In fact, there is no proof anywhere that 2% inflation on the CPI enables extra GDP growth. It’s just a flat-out invention of the monetary scholastics who have seized control of the world’s financial system.
The truth is, the 50% gap between 2% and 1% inflation is a distinction without a meaningful difference. Indeed, there is no difference at all when it comes to the fundamentals of true economic growth and wealth creation—-except that higher inflation is always slightly worse. Yet due to the unquestioned status of the 2% inflation target, the central banks are getting a free pass in the public debate.
In fact, it is worse than that. They are being postured by their public relations firms in the financial press as fireman at the ready to remedy the very problems they have previously created. Thus, Hilsenrath & Blackstone note,
….fresh signs of slow global economic growth, falling commodities prices, sagging stock markets and declining bond yields…… suggest the deflation risk hasn’t gone away…
Com’on. The welcome decline in oil prices and other commodities that is currently helping to ease the inflation indices is not anything bad that needs to be combatted. It represents an overdue cooling of the 14-year global commodity boom that the combined central banks of the world have stimulated through their massive support for artificial economic growth fueled by cheap credit; and by the free money induced transformation of commodities into still another speculative asset class.
Here is the major commodity index. Since 2000 it has risen at a 8% annual rate—-a trend that could never be sustained under a regime of sound money and disciplined credit management. And now that the world economy has reached the maximum extent of the central bank enabled boom and has begun to falter, the Fed’s PR men are out flogging a new mission. That is, for the central banks to arrest the dangerous collapse of global commodity prices.
It puts you in mind of the boy who killed his parents and then threw himself on the mercy of the court because he was an orphan.
So here’s the real reason the nonsense of 2% inflation targeting and the specter of deflation is being fed to the compliant financial press by the policy apparatchiks running the central banks, IMF and the major nation treasury departments. In a word, governments have buried themselves in debt, and are desperate for an excuse to inflate away the real burden.
So they have invented the Big Lie of the present era. Namely, that the cause of low growth is “low-flation”. And the simplistic arithmetic behind this false proposition is a wonder to behold. In the case of the Euro-zone, for instance, real growth has been registering at less than 1% per year and with inflation in the same zone, nominal GDP is hardly growing at all.
Yet public debt continues to soar and there is no political will to stop it outside of Germany.
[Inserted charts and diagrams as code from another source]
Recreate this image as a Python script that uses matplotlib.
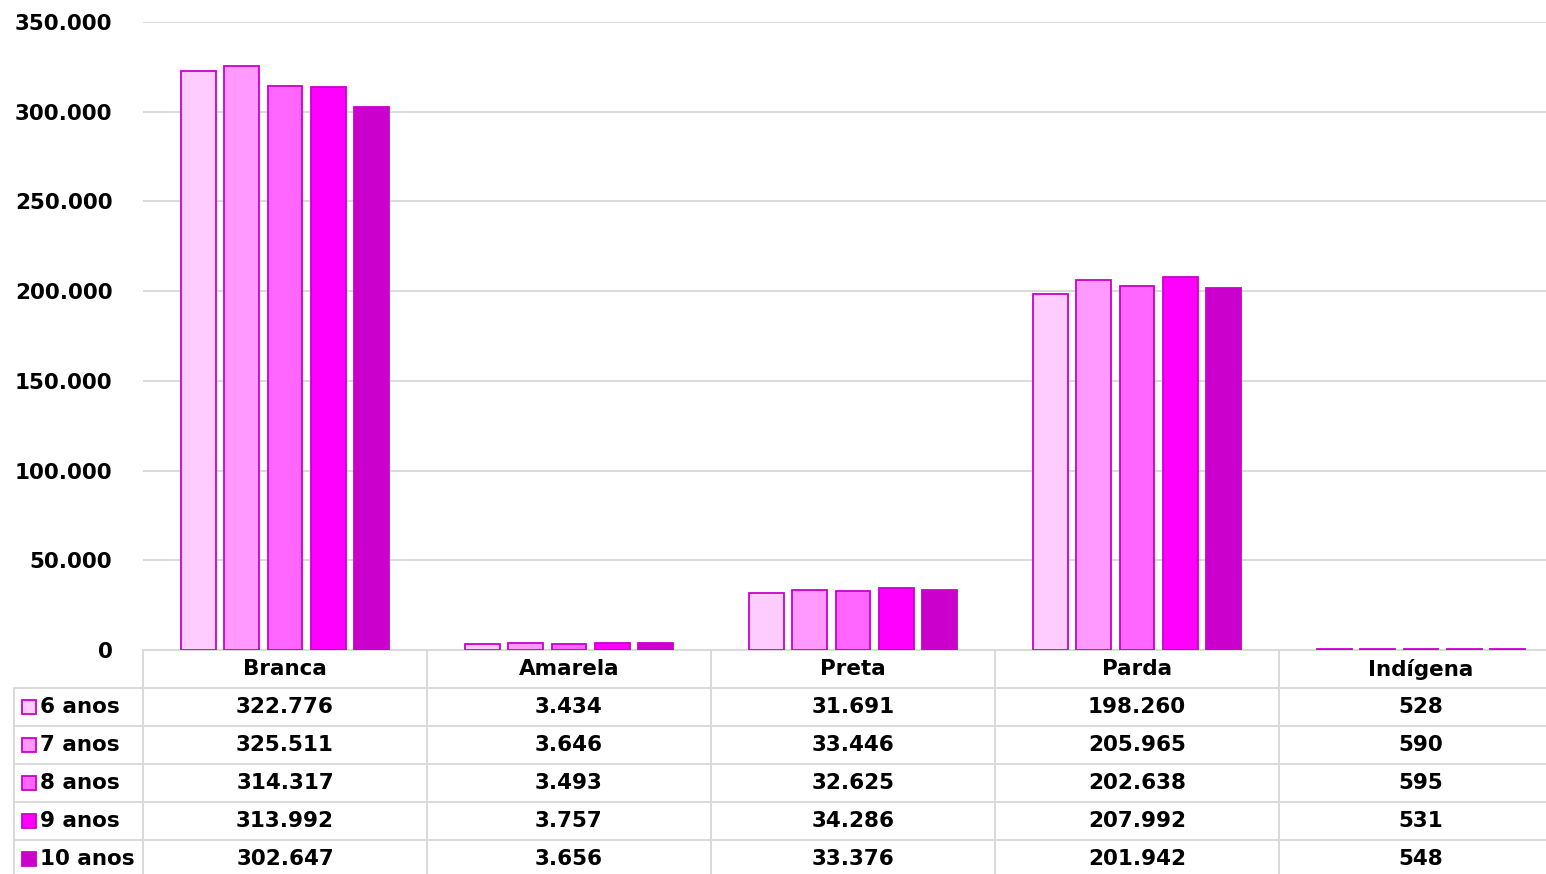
import matplotlib
matplotlib.use("Agg")
import matplotlib.pyplot as plt
from matplotlib.transforms import blended_transform_factory

categories = ["Branca", "Amarela", "Preta", "Parda", "Indígena"]
series_names = ["6 anos", "7 anos", "8 anos", "9 anos", "10 anos"]
values = {
    "6 anos": [322776, 3434, 31691, 198260, 528],
    "7 anos": [325511, 3646, 33446, 205965, 590],
    "8 anos": [314317, 3493, 32625, 202638, 595],
    "9 anos": [313992, 3757, 34286, 207992, 531],
    "10 anos": [302647, 3656, 33376, 201942, 548],
}
colors = ["#FFCCFF", "#FF99FF", "#FF66FF", "#FF00FF", "#CC00CC"]
edge = "#CC00CC"
grid_c = "#D9D9D9"
y_ticks = [0, 50000, 100000, 150000, 200000, 250000, 300000, 350000]


def fmt(v):
    return f"{v:,.0f}".replace(",", ".")


plt.rcParams["font.family"] = ["DejaVu Sans"]
FS = 15.5

W, H = 1546, 874
fig = plt.figure(figsize=(W / 100, H / 100), dpi=100)
ax = fig.add_axes([143 / W, (H - 650) / H, 1420 / W, 628 / H])

n = len(series_names)
pitch = 0.153
bw = 0.123
xs = list(range(len(categories)))
for i, name in enumerate(series_names):
    off = (i - (n - 1) / 2) * pitch
    ax.bar([x + off for x in xs], values[name], bw, color=colors[i],
           edgecolor=edge, linewidth=1.3, zorder=3)

ax.set_xlim(-0.5, len(categories) - 0.5)
ax.set_ylim(0, 350000)
ax.set_yticks(y_ticks)
ax.set_yticklabels([fmt(t) for t in y_ticks], fontsize=FS, fontweight="bold")
ax.tick_params(axis="y", length=0, pad=22)
ax.set_xticks([])
ax.grid(axis="y", color=grid_c, linewidth=1.4, zorder=0)
for s in ax.spines.values():
    s.set_visible(False)

# data table under the plot
tr = blended_transform_factory(ax.transData, ax.transAxes)
rh = 38 / 628
nudge = 2 / 628
left = -0.5 - 129 / 284
right = len(categories) - 0.5
lk = dict(color=grid_c, linewidth=1.4, transform=tr, clip_on=False)

ax.plot([-0.5, right], [0, 0], **lk)
for r in range(1, n + 2):
    ax.plot([left, right], [-r * rh, -r * rh], **lk)
bottom = -(n + 1) * rh - 0.01
for k in range(len(categories) + 1):
    ax.plot([k - 0.5, k - 0.5], [0, bottom], **lk)
ax.plot([left, left], [-rh, bottom], **lk)

for j, cat in enumerate(categories):
    ax.text(j, -0.5 * rh + nudge, cat, transform=tr, ha="center",
            va="center_baseline", fontsize=FS, fontweight="bold")
for i, name in enumerate(series_names):
    yc = -(i + 1.5) * rh
    ax.plot([-0.5 - 114 / 284], [yc], marker="s", markersize=9.5,
            markerfacecolor=colors[i], markeredgecolor=edge,
            markeredgewidth=1.3, transform=tr, clip_on=False)
    ax.text(-0.5 - 103 / 284, yc + nudge, name, transform=tr, ha="left",
            va="center_baseline", fontsize=FS, fontweight="bold")
    for j, v in enumerate(values[name]):
        ax.text(j, yc + nudge, fmt(v), transform=tr, ha="center",
                va="center_baseline", fontsize=FS, fontweight="bold")

fig.savefig("out.png", dpi=100)
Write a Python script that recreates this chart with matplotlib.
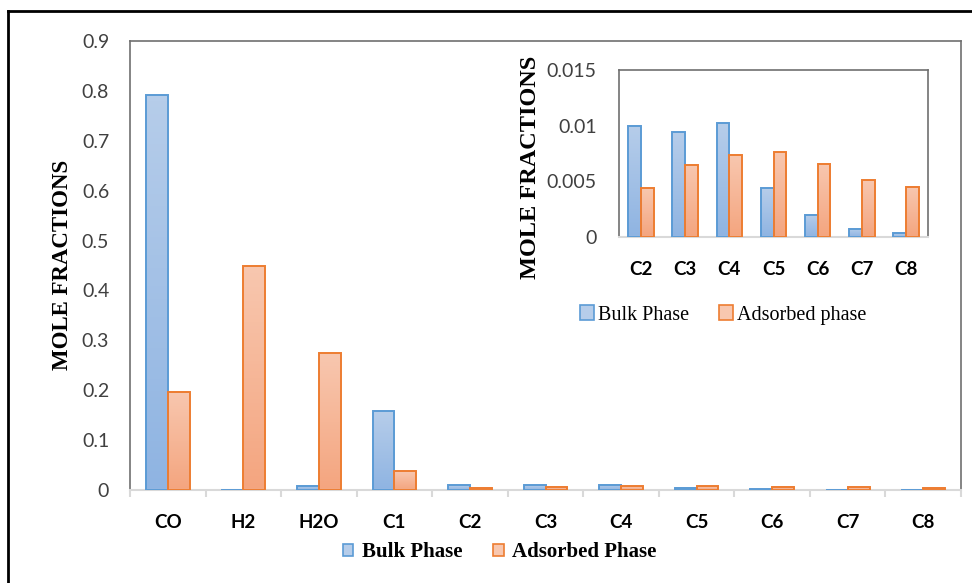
import numpy as np
import matplotlib
matplotlib.use('Agg')
import matplotlib.pyplot as plt
from matplotlib.colors import LinearSegmentedColormap
from matplotlib.patches import Patch
from matplotlib.lines import Line2D

# Datos
componentes = ['CO', 'H2', 'H2O', 'C1', 'C2', 'C3', 'C4', 'C5', 'C6', 'C7', 'C8']
bulk = [0.791, 0.0, 0.0087, 0.158, 0.0100, 0.0094, 0.0102, 0.0044, 0.0020, 0.00075, 0.00033]
adsorbida = [0.197, 0.448, 0.274, 0.038, 0.0044, 0.0065, 0.0074, 0.0076, 0.0066, 0.0051, 0.0045]

inset_comp = ['C2', 'C3', 'C4', 'C5', 'C6', 'C7', 'C8']
inset_bulk = [0.0100, 0.0094, 0.0102, 0.0044, 0.0020, 0.00075, 0.00033]
inset_ads = [0.0044, 0.0065, 0.0074, 0.0076, 0.0066, 0.0051, 0.0045]

main_yticks = [0, 0.1, 0.2, 0.3, 0.4, 0.5, 0.6, 0.7, 0.8, 0.9]
main_ylabels = ['0', '0.1', '0.2', '0.3', '0.4', '0.5', '0.6', '0.7', '0.8', '0.9']
inset_yticks = [0, 0.005, 0.01, 0.015]
inset_ylabels = ['0', '0.005', '0.01', '0.015']

# Colores estilo Excel
azul_borde, azul_top, azul_bot = '#5b9bd5', '#b6cdea', '#8fb4e2'
nar_borde, nar_top, nar_bot = '#ed7d31', '#f8c7af', '#f4a57f'
gris_txt = '#404040'
fuente_num = 'Lato'
fuente_serif = 'Liberation Serif'


def barras_gradiente(ax, x, alturas, w, c_top, c_bot, borde):
    # barras con relleno degradado (imagen) y borde de color
    bars = ax.bar(x, alturas, w, facecolor='none', edgecolor=borde, linewidth=1.4, zorder=3)
    cmap = LinearSegmentedColormap.from_list('g', [c_bot, c_top])
    grad = np.linspace(0, 1, 64).reshape(-1, 1)
    for b in bars:
        h = b.get_height()
        if h <= 0:
            continue
        x0 = b.get_x()
        ax.imshow(grad, extent=[x0, x0 + b.get_width(), 0, h], origin='lower',
                  aspect='auto', cmap=cmap, zorder=2)
    return bars


def estilo_ejes(ax):
    for s in ['left', 'top', 'right']:
        ax.spines[s].set_color('#6f6f6f')
        ax.spines[s].set_linewidth(1.2)
    ax.spines['bottom'].set_color('#d9d9d9')
    ax.spines['bottom'].set_linewidth(1.5)
    ax.tick_params(axis='y', length=0, labelcolor=gris_txt)


fig = plt.figure(figsize=(9.72, 5.83), dpi=100)

# marco exterior (solo se ven borde izquierdo y superior)
fig.add_artist(Line2D([7.5 / 972, 7.5 / 972], [0, 1 - 11 / 583], transform=fig.transFigure,
                      color='black', lw=2.0))
fig.add_artist(Line2D([7.5 / 972, 1], [1 - 11 / 583, 1 - 11 / 583], transform=fig.transFigure,
                      color='black', lw=2.0))

#%% grafico principal
ax = fig.add_axes([130 / 972, 93 / 583, 831 / 972, 449 / 583])
x = np.arange(len(componentes))
w = 0.29
barras_gradiente(ax, x - w / 2, bulk, w, azul_top, azul_bot, azul_borde)
barras_gradiente(ax, x + w / 2, adsorbida, w, nar_top, nar_bot, nar_borde)
ax.set_xlim(-0.5, len(componentes) - 0.5)
ax.set_ylim(0, 0.9)
ax.set_yticks(main_yticks)
ax.set_yticklabels(main_ylabels, fontsize=14, family=fuente_num)
ax.set_xticks(x)
ax.set_xticklabels(componentes, fontsize=13.5, fontweight='bold', family=fuente_num)
ax.set_xticks(np.arange(len(componentes) + 1) - 0.5, minor=True)
ax.tick_params(axis='x', which='major', length=0, pad=17)
ax.tick_params(axis='x', which='minor', length=5, color='#d9d9d9', width=1.5)
ax.tick_params(axis='y', pad=15)
estilo_ejes(ax)
fig.text(63 / 972, 1 - 265 / 583, 'MOLE FRACTIONS', rotation=90, ha='center', va='center',
         fontsize=16.5, fontweight='bold', family=fuente_serif)

handles = [Patch(facecolor=azul_top, edgecolor=azul_borde, linewidth=1.2),
           Patch(facecolor=nar_top, edgecolor=nar_borde, linewidth=1.2)]
fig.legend(handles, ['Bulk Phase', 'Adsorbed Phase'], loc='center',
           bbox_to_anchor=(0.514, 1 - 552 / 583), ncol=2, frameon=False,
           handlelength=0.5, handleheight=0.5, handletextpad=0.4, columnspacing=1.5,
           prop={'family': fuente_serif, 'weight': 'bold', 'size': 15})

#%% grafico insertado
axi = fig.add_axes([619 / 972, 346 / 583, 309 / 972, 167 / 583])
xi = np.arange(len(inset_comp))
barras_gradiente(axi, xi - w / 2, inset_bulk, w, azul_top, azul_bot, azul_borde)
barras_gradiente(axi, xi + w / 2, inset_ads, w, nar_top, nar_bot, nar_borde)
axi.set_xlim(-0.5, len(inset_comp) - 0.5)
axi.set_ylim(0, 0.015)
axi.set_yticks(inset_yticks)
axi.set_yticklabels(inset_ylabels, fontsize=14, family=fuente_num)
axi.set_xticks(xi)
axi.set_xticklabels(inset_comp, fontsize=13.5, fontweight='bold', family=fuente_num)
axi.tick_params(axis='x', length=0, pad=17)
axi.tick_params(axis='y', pad=16)
estilo_ejes(axi)
fig.text(530 / 972, 1 - 167 / 583, 'MOLE FRACTIONS', rotation=90, ha='center', va='center',
         fontsize=17.5, fontweight='bold', family=fuente_serif)
fig.legend(handles, ['Bulk Phase', 'Adsorbed phase'], loc='center',
           bbox_to_anchor=(723 / 972, 1 - 315 / 583), ncol=2, frameon=False,
           handlelength=0.7, handleheight=0.7, handletextpad=0.2, columnspacing=1.5,
           prop={'family': fuente_serif, 'size': 14.5})

fig.savefig('out.png', dpi=100)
Already the EC fiscal compact agreed to two years ago is being cast aside because it is inconvenient for the socialist politicians and opportunists who run France and Italy, in particular, but most of the balance of the EC as well.
So the financial policy elite has invented a “twofer”. Get inflation above 2% and, presto, growth will rebound to the 2-3% zone of Keynesian “potential GDP” growth. Soon enough, the public debt/GDP ratios will stop rising and all will be well.
Indeed, the data for Italy shows the real scam behind the deflation scare in spades. Its nominal GDP has been essentially flat for seven year running, yet is public debt has continued to rise inexorably. In a word, it is buried in a debt trap.
Moreover, Italy is only an advanced case of the universal condition in the DM economies. Stated differently, the specter of deflation is not about economic analysis or honest monetary policy options. Its just a cover story for an intended fraudulent default on public debt of monumental proportions.
The fly in the ointment, however, is that this inflationary default scheme can never work. Central banks have buried the world in massive malinvestment and unsustainable credit fueled growth that will eventually collapse. So a classic hyper-inflation will never break-out because there is too much capacity in the world economy to permit labor, commodity and industrial prices to explode.
At the end of the day, the central banks can’t levitate inflation, and they surely cannot cause production, enterprise and labor productivity on the supply side of the economy to accelerate by sloshing N-ZIRP liquidity through the money markets. The latter impossibility is already proven by the anemic recovery in the US and the triple dip now enveloping Europe.
In fact, bringing the monetary firemen in to douse with more kerosene the massive financial fires they have already started would only defer the day or reckoning–if even that. It would just mean that the financial casinos of the world would be given one more round of speculative juice, thereby inflating asset values to an even more dangerous extreme.
Some evidence for that proposition seems to be extant in the modest financial turbulence incepting even now.